• **PROBLEM DESCRIPTION**
Take the lines from the head of the listing through the one bearing "from matplotlib.patches import Rectangle" and copy them exactly, leaving every picture out.

• **COLLECTED MATERIAL**
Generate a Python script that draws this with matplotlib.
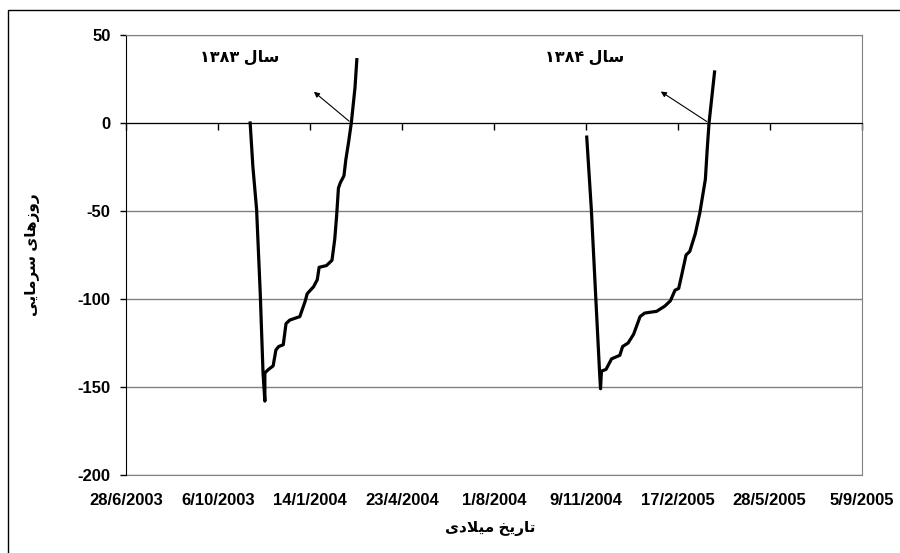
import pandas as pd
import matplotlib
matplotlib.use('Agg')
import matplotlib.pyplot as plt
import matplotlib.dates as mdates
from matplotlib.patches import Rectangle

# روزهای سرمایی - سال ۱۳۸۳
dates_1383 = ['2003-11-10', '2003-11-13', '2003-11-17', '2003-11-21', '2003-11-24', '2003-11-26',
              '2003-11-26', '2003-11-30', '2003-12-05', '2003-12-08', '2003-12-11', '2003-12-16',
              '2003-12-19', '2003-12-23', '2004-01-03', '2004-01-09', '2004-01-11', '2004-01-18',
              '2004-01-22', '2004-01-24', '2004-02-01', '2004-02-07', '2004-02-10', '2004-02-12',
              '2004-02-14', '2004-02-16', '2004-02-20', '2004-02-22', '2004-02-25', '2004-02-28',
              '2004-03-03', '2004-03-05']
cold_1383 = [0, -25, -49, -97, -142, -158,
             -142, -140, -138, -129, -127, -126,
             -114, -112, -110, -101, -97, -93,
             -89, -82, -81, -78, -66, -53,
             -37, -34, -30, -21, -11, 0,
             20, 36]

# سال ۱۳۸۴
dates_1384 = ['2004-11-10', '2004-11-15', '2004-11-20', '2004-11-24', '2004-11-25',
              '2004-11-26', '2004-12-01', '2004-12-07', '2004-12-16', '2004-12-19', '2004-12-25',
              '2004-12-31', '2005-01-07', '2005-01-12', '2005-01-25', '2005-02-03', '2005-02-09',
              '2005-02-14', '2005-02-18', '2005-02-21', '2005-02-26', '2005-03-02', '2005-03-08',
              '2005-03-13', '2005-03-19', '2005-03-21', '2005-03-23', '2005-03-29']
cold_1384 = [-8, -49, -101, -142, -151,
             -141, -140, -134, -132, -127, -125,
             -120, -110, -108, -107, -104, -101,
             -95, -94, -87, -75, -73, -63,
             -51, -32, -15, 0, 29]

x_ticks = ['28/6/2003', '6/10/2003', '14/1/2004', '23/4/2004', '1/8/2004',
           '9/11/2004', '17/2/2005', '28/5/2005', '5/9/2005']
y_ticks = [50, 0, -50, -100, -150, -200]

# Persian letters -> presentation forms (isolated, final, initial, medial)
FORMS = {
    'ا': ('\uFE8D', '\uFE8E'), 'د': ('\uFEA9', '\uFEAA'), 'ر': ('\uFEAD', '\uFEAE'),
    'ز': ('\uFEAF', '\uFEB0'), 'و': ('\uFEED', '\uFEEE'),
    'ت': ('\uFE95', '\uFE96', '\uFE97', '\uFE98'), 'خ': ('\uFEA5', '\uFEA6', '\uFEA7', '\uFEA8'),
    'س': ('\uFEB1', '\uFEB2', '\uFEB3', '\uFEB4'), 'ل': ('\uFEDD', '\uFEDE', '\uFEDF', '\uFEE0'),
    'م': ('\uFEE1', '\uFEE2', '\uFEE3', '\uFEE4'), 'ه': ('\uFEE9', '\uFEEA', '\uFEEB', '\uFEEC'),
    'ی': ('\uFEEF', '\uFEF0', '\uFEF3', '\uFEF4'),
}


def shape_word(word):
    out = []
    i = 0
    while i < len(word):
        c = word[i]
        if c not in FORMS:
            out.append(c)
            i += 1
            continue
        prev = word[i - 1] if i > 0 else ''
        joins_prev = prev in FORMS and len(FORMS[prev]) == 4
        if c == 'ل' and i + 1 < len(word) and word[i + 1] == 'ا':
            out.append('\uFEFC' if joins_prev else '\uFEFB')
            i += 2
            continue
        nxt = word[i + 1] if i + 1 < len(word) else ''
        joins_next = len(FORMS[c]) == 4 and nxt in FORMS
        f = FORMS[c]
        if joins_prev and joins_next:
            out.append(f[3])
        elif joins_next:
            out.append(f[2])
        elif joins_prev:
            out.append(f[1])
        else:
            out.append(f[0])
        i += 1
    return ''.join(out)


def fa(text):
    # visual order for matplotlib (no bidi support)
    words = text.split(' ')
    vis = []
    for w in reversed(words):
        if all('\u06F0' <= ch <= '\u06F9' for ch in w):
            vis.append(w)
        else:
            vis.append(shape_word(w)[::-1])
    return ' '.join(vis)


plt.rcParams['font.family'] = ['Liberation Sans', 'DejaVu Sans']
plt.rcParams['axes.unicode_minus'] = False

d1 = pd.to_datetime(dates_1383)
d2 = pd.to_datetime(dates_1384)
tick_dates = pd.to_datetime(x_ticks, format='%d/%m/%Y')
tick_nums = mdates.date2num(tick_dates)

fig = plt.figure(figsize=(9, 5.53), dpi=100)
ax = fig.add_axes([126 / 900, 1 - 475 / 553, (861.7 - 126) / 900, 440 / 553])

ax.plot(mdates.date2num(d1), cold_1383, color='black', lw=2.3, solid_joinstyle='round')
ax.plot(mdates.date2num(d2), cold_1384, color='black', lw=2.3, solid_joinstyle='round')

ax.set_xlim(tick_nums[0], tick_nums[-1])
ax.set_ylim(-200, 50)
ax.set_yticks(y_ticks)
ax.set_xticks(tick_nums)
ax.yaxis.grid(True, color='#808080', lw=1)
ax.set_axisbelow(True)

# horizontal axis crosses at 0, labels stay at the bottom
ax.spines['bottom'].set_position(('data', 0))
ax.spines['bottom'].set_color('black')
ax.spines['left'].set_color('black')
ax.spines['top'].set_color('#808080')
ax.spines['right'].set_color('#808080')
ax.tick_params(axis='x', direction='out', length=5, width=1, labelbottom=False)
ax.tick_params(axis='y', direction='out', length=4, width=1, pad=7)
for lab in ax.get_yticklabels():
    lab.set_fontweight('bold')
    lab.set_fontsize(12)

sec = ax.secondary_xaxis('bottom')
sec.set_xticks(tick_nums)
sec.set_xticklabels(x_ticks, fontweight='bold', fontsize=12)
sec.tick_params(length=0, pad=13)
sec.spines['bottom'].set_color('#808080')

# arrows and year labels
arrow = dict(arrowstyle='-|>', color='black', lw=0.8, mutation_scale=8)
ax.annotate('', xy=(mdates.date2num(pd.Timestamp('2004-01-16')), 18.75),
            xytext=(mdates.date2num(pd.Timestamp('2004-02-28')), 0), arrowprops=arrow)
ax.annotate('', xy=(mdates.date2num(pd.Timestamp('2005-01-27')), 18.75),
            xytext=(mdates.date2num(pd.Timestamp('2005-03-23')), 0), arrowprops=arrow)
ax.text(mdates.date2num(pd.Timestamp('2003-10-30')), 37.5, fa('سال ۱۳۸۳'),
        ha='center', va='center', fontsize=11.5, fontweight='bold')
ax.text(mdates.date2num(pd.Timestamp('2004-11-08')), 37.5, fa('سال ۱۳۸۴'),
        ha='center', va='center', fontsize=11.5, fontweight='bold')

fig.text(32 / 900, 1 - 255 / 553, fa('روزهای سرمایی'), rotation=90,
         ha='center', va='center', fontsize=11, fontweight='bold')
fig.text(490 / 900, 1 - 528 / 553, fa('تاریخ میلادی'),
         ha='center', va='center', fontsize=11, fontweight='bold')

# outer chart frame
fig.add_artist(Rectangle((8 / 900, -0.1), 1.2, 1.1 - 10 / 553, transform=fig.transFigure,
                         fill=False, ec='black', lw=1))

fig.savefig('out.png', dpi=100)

• **PROBLEM SOLUTION**
Generate a Python script that draws this with matplotlib.
import pandas as pd
import matplotlib
matplotlib.use('Agg')
import matplotlib.pyplot as plt
import matplotlib.dates as mdates
from matplotlib.patches import Rectangle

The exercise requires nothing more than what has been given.